— Begin Task material —
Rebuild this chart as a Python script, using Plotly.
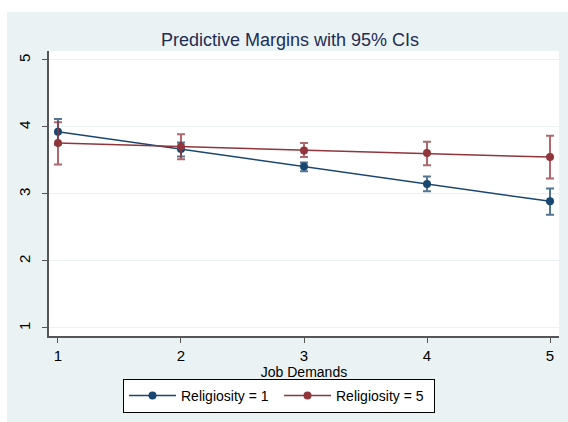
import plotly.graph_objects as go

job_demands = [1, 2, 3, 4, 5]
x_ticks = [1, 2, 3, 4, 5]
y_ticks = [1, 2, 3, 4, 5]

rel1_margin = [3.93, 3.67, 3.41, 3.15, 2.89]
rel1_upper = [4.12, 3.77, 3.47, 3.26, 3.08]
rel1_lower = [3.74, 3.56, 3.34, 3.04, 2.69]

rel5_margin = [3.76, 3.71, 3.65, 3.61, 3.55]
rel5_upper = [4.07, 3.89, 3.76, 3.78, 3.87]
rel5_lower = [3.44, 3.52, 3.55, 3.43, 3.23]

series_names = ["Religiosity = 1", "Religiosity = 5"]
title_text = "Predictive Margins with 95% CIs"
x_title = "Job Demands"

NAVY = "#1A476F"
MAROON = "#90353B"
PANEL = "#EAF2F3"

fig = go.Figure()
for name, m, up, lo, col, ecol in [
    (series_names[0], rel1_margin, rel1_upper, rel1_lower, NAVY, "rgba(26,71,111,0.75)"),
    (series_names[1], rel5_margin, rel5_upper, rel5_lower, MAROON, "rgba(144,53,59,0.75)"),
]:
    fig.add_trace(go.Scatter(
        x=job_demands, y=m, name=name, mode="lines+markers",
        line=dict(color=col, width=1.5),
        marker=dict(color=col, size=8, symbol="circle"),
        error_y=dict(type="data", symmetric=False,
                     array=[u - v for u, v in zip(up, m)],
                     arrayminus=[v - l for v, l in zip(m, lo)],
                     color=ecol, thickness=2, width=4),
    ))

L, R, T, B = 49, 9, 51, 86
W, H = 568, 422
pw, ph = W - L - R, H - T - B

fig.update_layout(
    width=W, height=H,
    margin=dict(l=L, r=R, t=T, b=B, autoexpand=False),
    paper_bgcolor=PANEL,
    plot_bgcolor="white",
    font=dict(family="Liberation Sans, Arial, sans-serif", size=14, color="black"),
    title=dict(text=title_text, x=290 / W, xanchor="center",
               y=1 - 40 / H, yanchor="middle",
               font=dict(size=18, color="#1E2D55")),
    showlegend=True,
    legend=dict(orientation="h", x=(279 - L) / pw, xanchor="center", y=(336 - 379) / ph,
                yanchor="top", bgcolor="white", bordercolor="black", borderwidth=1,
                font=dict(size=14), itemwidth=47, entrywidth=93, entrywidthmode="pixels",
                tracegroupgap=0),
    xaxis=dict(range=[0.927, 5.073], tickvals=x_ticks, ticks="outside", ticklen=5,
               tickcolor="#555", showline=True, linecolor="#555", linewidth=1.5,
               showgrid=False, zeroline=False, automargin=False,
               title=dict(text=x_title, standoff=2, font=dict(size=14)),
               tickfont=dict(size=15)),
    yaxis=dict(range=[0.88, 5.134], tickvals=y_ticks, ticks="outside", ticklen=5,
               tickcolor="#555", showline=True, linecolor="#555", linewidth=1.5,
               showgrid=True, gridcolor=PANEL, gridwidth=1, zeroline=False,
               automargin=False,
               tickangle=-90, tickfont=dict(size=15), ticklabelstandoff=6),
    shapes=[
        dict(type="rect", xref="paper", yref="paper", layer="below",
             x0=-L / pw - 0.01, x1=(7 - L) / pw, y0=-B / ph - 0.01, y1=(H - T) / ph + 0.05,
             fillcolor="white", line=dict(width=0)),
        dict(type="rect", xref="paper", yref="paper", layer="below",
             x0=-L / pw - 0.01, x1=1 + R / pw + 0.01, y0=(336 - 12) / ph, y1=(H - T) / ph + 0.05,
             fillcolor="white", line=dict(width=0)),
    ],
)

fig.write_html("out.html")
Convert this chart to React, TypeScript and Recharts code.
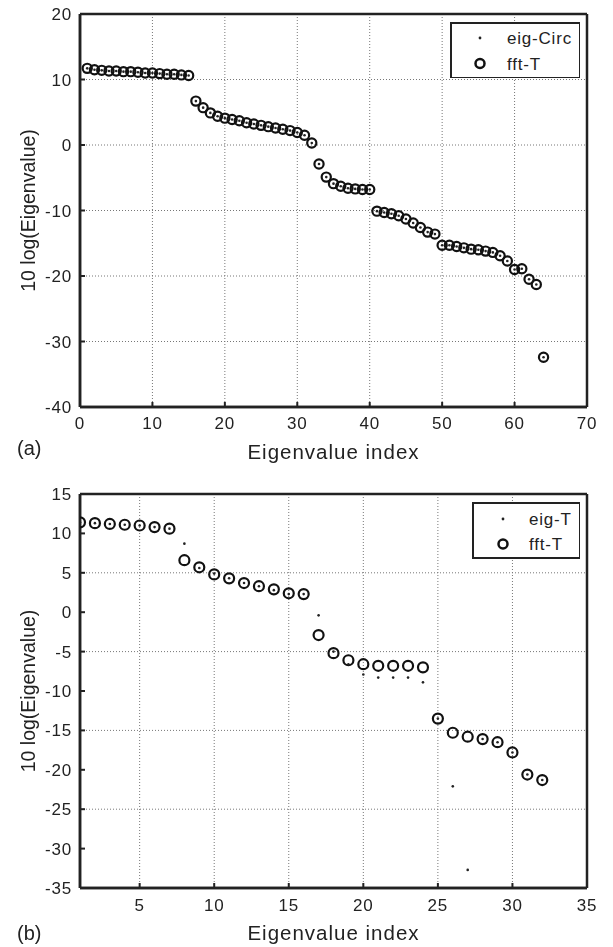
— End Task material —
**What the exercise asks:**
Extract each line holding the string "chart".

**Solution for this task:**
Rebuild this chart as a Python script, using Plotly.
Convert this chart to React, TypeScript and Recharts code.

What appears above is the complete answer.